The latest offer at sainsburys.co.uk includes a mouthwatering dry Spanish white for summer in the 2003 Ermita Veracruz Verdejo (£7.99). Intense and sauvignon-like, this is a richly textured dry white from Rueda, whose zesty, grapefruit-like richness could almost be mistaken for a Kiwi sauvignon. In New Zealand itself, the 2002 Spy Valley Pinot Noir, from Marlborough (£8.99), offers the ripe, juicy, cherryish fruit of burgundy's pinot noir grape.

Despite the wacky name, there are no gimmicks about Tesco Wine Warehouse's 2003 Starvedog Lane No Oak Chardonnay - £44.95 for six at tesco.com, that's 25 per cent off. This unoaked chardonnay from Hahndorf in the Adelaide Hills has the peachy richness and opulence of first-rate Aussie chardonnay combined with the freshness and steely intensity of chablis-style dry white.
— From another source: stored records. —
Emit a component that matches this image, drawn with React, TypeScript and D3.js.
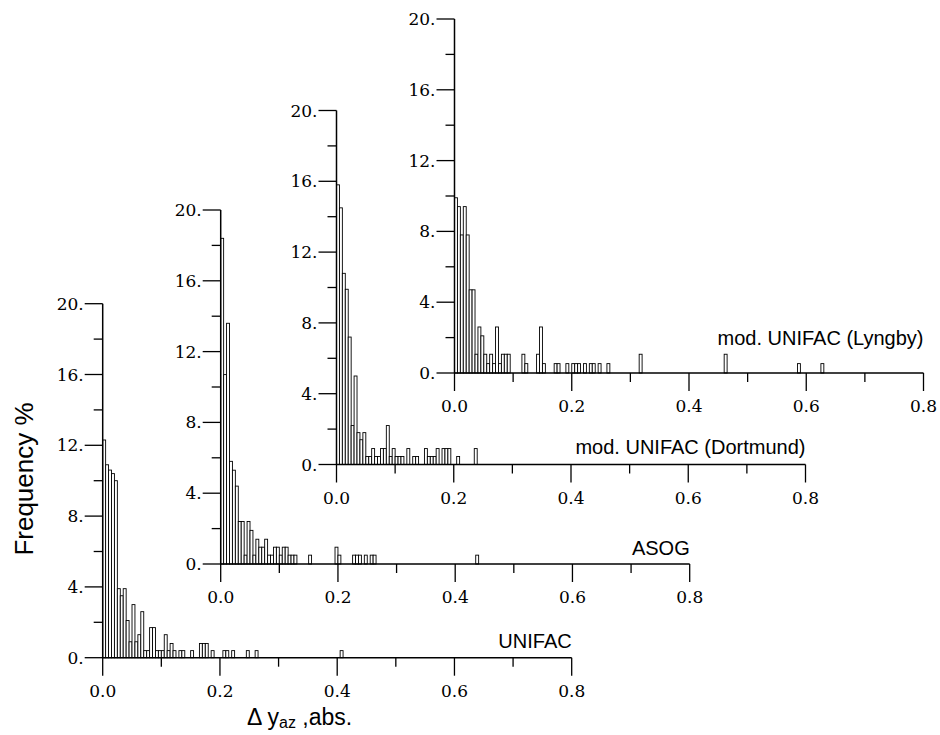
import React from 'react';
import * as d3 from 'd3';

// histogram bins: [lower edge of bin, frequency %], bin width 0.005
const binWidth = 0.005;

const unifac: [number, number][] = [
  [0, 12.3], [0.005, 10.9], [0.01, 10.6], [0.015, 10.4], [0.02, 10.0], [0.025, 3.9], [0.03, 3.5],
  [0.035, 3.9], [0.04, 2.1], [0.045, 0.9], [0.05, 3.0], [0.055, 0.9], [0.06, 1.3], [0.065, 2.6],
  [0.07, 0.4], [0.075, 0.4], [0.08, 1.7], [0.085, 1.7], [0.09, 0.4], [0.095, 0.4], [0.1, 0.4],
  [0.105, 1.3], [0.11, 0.4], [0.115, 0.8], [0.12, 0.4], [0.13, 0.4], [0.135, 0.4], [0.15, 0.4],
  [0.165, 0.8], [0.17, 0.8], [0.175, 0.8], [0.185, 0.4], [0.205, 0.4], [0.21, 0.4], [0.22, 0.4],
  [0.245, 0.4], [0.26, 0.4], [0.405, 0.4],
];

const asog: [number, number][] = [
  [0, 18.4], [0.005, 10.7], [0.01, 13.6], [0.015, 5.8], [0.02, 5.3], [0.025, 4.4], [0.03, 2.4],
  [0.035, 2.4], [0.04, 0.5], [0.045, 2.4], [0.05, 1.9], [0.055, 0.5], [0.06, 1.4], [0.065, 0.95],
  [0.07, 0.95], [0.075, 1.4], [0.08, 0.5], [0.085, 0.5], [0.09, 0.95], [0.095, 0.95], [0.1, 0.5],
  [0.105, 0.95], [0.11, 0.95], [0.115, 0.5], [0.12, 0.5], [0.125, 0.5], [0.15, 0.5], [0.195, 0.95],
  [0.2, 0.5], [0.225, 0.5], [0.23, 0.5], [0.235, 0.5], [0.245, 0.5], [0.255, 0.5], [0.26, 0.5],
  [0.435, 0.5],
];

const dortmund: [number, number][] = [
  [0, 15.8], [0.005, 14.5], [0.01, 10.8], [0.015, 9.9], [0.02, 7.2], [0.025, 2.2], [0.03, 5.0],
  [0.035, 1.8], [0.04, 1.4], [0.045, 1.8], [0.05, 0.45], [0.055, 0.45], [0.06, 0.9], [0.065, 0.45],
  [0.07, 0.45], [0.075, 0.9], [0.08, 0.9], [0.085, 2.2], [0.09, 0.45], [0.095, 0.9], [0.1, 0.45],
  [0.105, 0.45], [0.11, 0.45], [0.12, 0.9], [0.13, 0.45], [0.135, 0.45], [0.15, 0.9], [0.155, 0.45],
  [0.16, 0.45], [0.165, 0.45], [0.17, 0.9], [0.18, 0.9], [0.185, 0.9], [0.19, 0.9], [0.205, 0.45],
  [0.235, 0.9],
];

const lyngby: [number, number][] = [
  [0, 9.9], [0.005, 9.4], [0.01, 7.8], [0.015, 9.4], [0.02, 7.8], [0.025, 4.7], [0.03, 4.7],
  [0.035, 1.06], [0.04, 2.6], [0.045, 2.1], [0.05, 1.06], [0.055, 0.53], [0.06, 1.06], [0.065, 0.53],
  [0.07, 2.6], [0.075, 0.53], [0.08, 1.06], [0.085, 1.06], [0.09, 1.06], [0.115, 1.06], [0.12, 0.53],
  [0.14, 1.06], [0.145, 2.6], [0.15, 0.53], [0.17, 0.53], [0.175, 0.53], [0.19, 0.53], [0.2, 0.53],
  [0.205, 0.53], [0.21, 0.53], [0.22, 0.53], [0.23, 0.53], [0.235, 0.53], [0.245, 0.53], [0.26, 0.53],
  [0.315, 1.06], [0.46, 1.06], [0.585, 0.53], [0.625, 0.53],
];

const methodNames = ['UNIFAC', 'ASOG', 'mod. UNIFAC (Dortmund)', 'mod. UNIFAC (Lyngby)'];
const methodData = [unifac, asog, dortmund, lyngby];

const xTicks = [0, 0.1, 0.2, 0.3, 0.4, 0.5, 0.6, 0.7, 0.8];
const xTickLabels = ['0.0', '0.2', '0.4', '0.6', '0.8'];
const yTicks = [0, 2, 4, 6, 8, 10, 12, 14, 16, 18, 20];
const yTickLabels = ['0.', '4.', '8.', '12.', '16.', '20.'];

// each panel is stepped up and to the right
const panels = [
  { left: 102.7, base: 657.7, labelUp: 10 },
  { left: 220.7, base: 564, labelUp: 9 },
  { left: 336.5, base: 464.5, labelUp: 11 },
  { left: 454.5, base: 373, labelUp: 28 },
];
const W = 469;
const H = 354;

const serif = 'DejaVu Serif, serif';
const sans = 'Liberation Sans, Arial, sans-serif';

function Panel({ idx }: { idx: number }) {
  const p = panels[idx];
  const data = methodData[idx];
  const x = d3.scaleLinear().domain([0, 0.8]).range([p.left, p.left + W]);
  const y = d3.scaleLinear().domain([0, 20]).range([p.base, p.base - H]);

  return (
    <g>
      {data.map(([x0, f], i) => (
        <rect
          key={i}
          x={x(x0)}
          y={y(f)}
          width={x(x0 + binWidth) - x(x0)}
          height={y(0) - y(f)}
          fill="#fff"
          stroke="#000"
          strokeWidth={0.9}
        />
      ))}
      {/* y axis */}
      <line x1={x(0)} x2={x(0)} y1={y(0)} y2={y(20)} stroke="#000" strokeWidth={1.5} />
      {yTicks.map((t) => {
        const major = t % 4 === 0;
        return (
          <line key={t} x1={x(0) - (major ? 18 : 9)} x2={x(0)} y1={y(t)} y2={y(t)} stroke="#000" strokeWidth={1.3} />
        );
      })}
      {yTicks.filter((t) => t % 4 === 0).map((t, i) => (
        <text key={t} x={x(0) - 19} y={y(t) + 6} textAnchor="end" fontFamily={serif} fontSize={17}>
          {yTickLabels[i]}
        </text>
      ))}
      {/* x axis */}
      <line x1={x(0)} x2={x(0.8)} y1={y(0)} y2={y(0)} stroke="#000" strokeWidth={1.5} />
      {xTicks.map((t, i) => (
        <line key={t} x1={x(t)} x2={x(t)} y1={y(0)} y2={y(0) + (i % 2 === 0 ? 18 : 9)} stroke="#000" strokeWidth={1.3} />
      ))}
      {xTicks.filter((_, i) => i % 2 === 0).map((t, i) => (
        <text key={t} x={x(t)} y={y(0) + 39} textAnchor="middle" fontFamily={serif} fontSize={17}>
          {xTickLabels[i]}
        </text>
      ))}
      <text x={x(0.8)} y={y(0) - p.labelUp} textAnchor="end" fontFamily={sans} fontSize={20}>
        {methodNames[idx]}
      </text>
    </g>
  );
}

export default function App() {
  return (
    <div style={{ position: 'absolute', left: 0, top: 0 }}>
      <svg width={940} height={735} style={{ display: 'block', background: '#fff' }}>
        {[3, 2, 1, 0].map((i) => (
          <Panel key={i} idx={i} />
        ))}
        <text
          transform="translate(33,479) rotate(-90)"
          textAnchor="middle"
          fontFamily={sans}
          fontSize={26}
        >
          Frequency %
        </text>
        <text x={247} y={725} fontFamily={sans} fontSize={23}>
          Δ y<tspan fontSize={16} dy={3}>az</tspan>
          <tspan dy={-3}> ,abs.</tspan>
        </text>
      </svg>
    </div>
  );
}
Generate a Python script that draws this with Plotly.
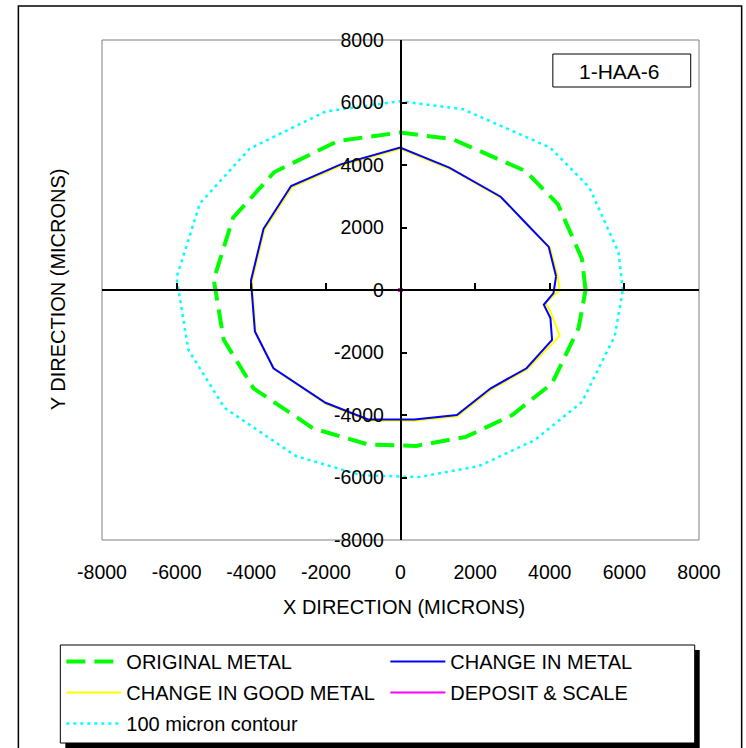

Tesco.com also features a variety of clarets and burgundies not available in store.

Talk of clarets brings us to www.majestic.co.uk whose wheeler-dealer buying director, Tony Mason, has just plundered a massive Swiss cellar to pick up 108,839 halves, bottles and magnums of Bordeaux, ranging from 1994 to 2000. You'll find a few on the website, but the widest range is on offer at Majestic's Fine Wine store in London's St John's Wood, with a (dwindling) selection of cru bourgeois and second wines from the top classified châteaux at a branch near you.